**Exercise goal:** Only the lines holding the string "that" are needed. Copy each one.

**Data provided:**
▬▬▬▬▬▬▬▬▬▬

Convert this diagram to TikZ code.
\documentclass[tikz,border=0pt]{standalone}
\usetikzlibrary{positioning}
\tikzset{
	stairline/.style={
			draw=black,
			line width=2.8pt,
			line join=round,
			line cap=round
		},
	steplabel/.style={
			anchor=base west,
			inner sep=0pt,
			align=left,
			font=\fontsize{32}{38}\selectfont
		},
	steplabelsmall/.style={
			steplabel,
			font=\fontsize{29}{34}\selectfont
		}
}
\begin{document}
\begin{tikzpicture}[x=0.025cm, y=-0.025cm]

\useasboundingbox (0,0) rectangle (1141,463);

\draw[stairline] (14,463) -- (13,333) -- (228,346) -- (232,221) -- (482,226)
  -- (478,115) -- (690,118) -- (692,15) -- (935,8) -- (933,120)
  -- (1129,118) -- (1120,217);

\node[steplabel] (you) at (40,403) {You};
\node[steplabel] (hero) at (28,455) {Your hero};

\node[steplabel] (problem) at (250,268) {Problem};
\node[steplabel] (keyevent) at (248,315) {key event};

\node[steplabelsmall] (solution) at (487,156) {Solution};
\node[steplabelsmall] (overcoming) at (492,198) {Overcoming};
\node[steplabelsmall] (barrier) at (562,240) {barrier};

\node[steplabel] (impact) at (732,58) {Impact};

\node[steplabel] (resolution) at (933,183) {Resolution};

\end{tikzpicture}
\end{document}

▬▬▬▬▬▬▬▬▬▬

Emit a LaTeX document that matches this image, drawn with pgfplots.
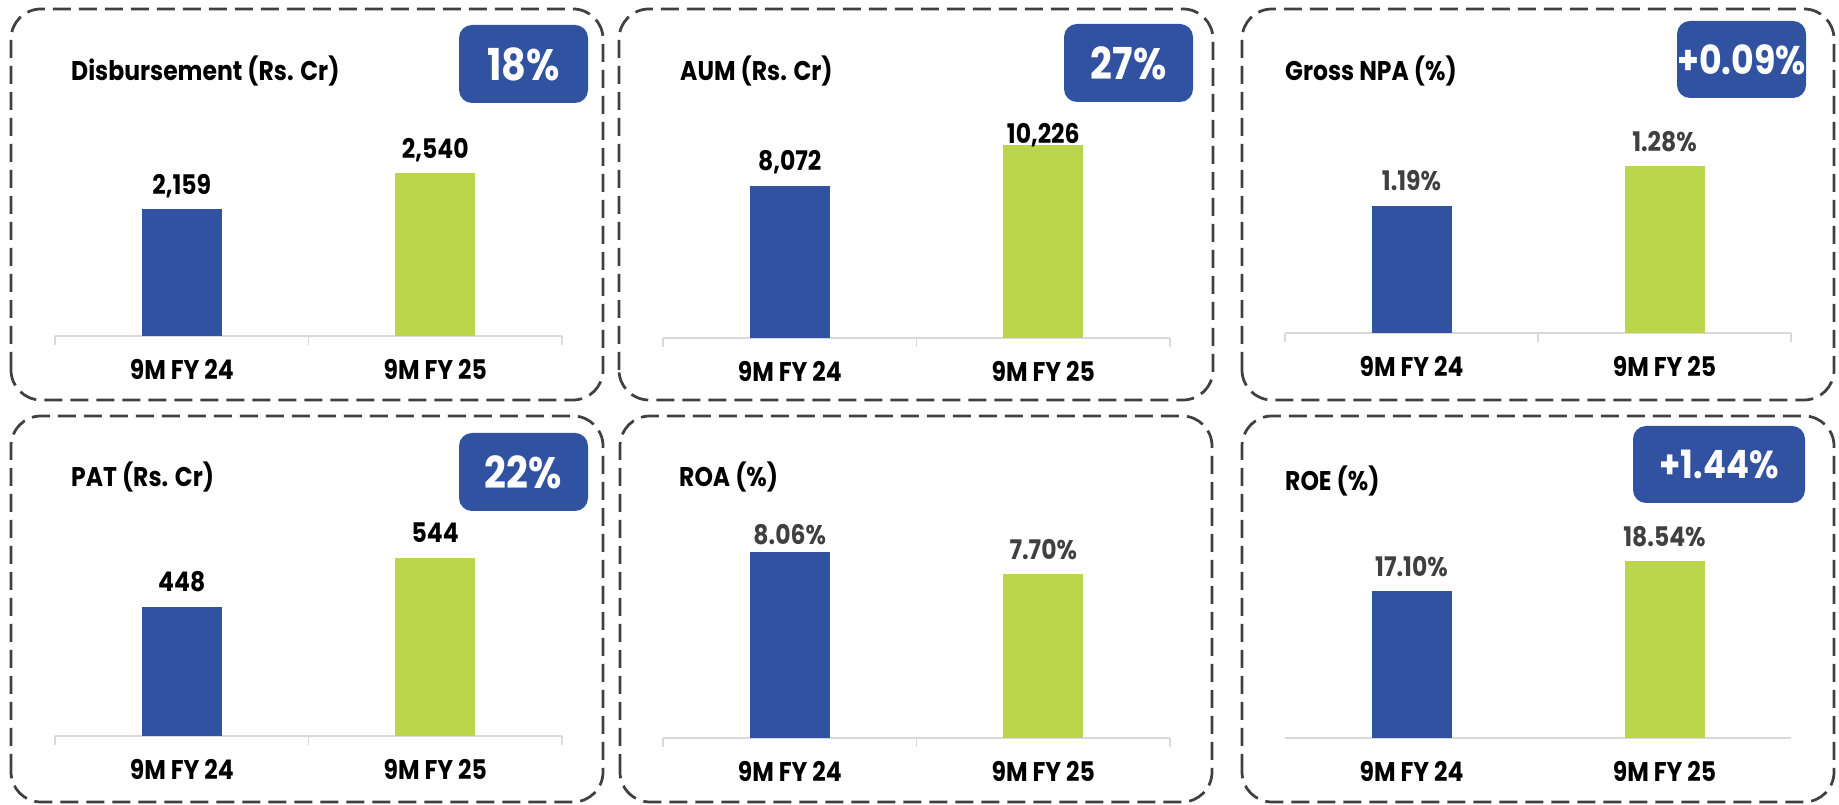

▬▬▬▬▬▬▬▬▬▬

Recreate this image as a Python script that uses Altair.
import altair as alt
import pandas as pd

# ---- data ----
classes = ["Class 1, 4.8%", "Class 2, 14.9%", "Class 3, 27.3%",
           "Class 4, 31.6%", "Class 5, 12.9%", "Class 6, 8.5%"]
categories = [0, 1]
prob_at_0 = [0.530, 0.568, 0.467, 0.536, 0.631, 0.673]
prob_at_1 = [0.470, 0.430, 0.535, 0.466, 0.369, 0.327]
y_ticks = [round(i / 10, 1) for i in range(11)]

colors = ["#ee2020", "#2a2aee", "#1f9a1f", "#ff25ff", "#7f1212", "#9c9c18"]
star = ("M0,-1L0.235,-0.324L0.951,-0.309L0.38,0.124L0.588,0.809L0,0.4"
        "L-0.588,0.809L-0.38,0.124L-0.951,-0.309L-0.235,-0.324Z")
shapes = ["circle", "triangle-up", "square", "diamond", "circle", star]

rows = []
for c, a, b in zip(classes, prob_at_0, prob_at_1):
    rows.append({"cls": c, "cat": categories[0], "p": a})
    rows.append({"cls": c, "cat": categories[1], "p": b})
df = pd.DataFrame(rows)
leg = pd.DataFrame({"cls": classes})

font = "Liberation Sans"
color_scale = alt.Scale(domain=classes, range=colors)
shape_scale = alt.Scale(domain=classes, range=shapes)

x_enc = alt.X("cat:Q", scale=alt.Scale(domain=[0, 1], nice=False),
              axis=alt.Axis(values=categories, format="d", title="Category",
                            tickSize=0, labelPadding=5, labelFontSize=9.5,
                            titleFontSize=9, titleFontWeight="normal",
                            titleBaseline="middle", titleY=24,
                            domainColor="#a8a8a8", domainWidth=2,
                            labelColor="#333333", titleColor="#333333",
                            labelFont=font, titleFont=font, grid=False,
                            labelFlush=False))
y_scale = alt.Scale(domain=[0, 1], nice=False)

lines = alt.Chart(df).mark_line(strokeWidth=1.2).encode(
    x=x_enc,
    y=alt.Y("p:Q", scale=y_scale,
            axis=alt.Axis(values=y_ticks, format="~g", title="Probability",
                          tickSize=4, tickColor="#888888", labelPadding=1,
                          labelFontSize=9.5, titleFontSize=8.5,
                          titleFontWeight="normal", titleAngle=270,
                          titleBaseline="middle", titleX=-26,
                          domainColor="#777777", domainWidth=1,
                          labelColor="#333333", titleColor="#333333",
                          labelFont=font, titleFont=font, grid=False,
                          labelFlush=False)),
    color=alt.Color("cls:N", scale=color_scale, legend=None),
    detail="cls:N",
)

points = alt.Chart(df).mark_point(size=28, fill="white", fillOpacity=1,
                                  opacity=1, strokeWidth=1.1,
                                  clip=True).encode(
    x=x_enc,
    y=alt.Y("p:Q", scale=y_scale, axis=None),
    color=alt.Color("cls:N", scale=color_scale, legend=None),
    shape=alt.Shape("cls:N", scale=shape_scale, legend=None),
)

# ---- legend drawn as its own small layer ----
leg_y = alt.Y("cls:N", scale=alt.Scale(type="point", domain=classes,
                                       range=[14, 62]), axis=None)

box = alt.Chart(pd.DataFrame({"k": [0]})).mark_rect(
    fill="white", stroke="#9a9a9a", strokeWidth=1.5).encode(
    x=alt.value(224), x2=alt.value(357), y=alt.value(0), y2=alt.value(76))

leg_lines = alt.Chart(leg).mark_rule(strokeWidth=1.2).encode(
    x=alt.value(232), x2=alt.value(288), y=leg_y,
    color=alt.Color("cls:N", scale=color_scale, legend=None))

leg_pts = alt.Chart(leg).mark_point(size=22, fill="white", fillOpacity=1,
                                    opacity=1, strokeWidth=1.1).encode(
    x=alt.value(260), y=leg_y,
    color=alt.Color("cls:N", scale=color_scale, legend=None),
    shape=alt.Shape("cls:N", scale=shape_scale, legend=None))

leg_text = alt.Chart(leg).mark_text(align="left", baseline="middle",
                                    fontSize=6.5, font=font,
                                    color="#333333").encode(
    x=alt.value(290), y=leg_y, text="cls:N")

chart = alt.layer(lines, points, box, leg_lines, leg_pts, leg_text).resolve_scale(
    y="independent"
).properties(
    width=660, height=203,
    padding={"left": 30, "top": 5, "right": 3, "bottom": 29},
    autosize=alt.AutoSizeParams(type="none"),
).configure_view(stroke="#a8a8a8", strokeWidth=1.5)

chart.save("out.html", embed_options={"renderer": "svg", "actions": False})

▬▬▬▬▬▬▬▬▬▬

**Exercise result:**
Emit a LaTeX document that matches this image, drawn with pgfplots.
Recreate this image as a Python script that uses Altair.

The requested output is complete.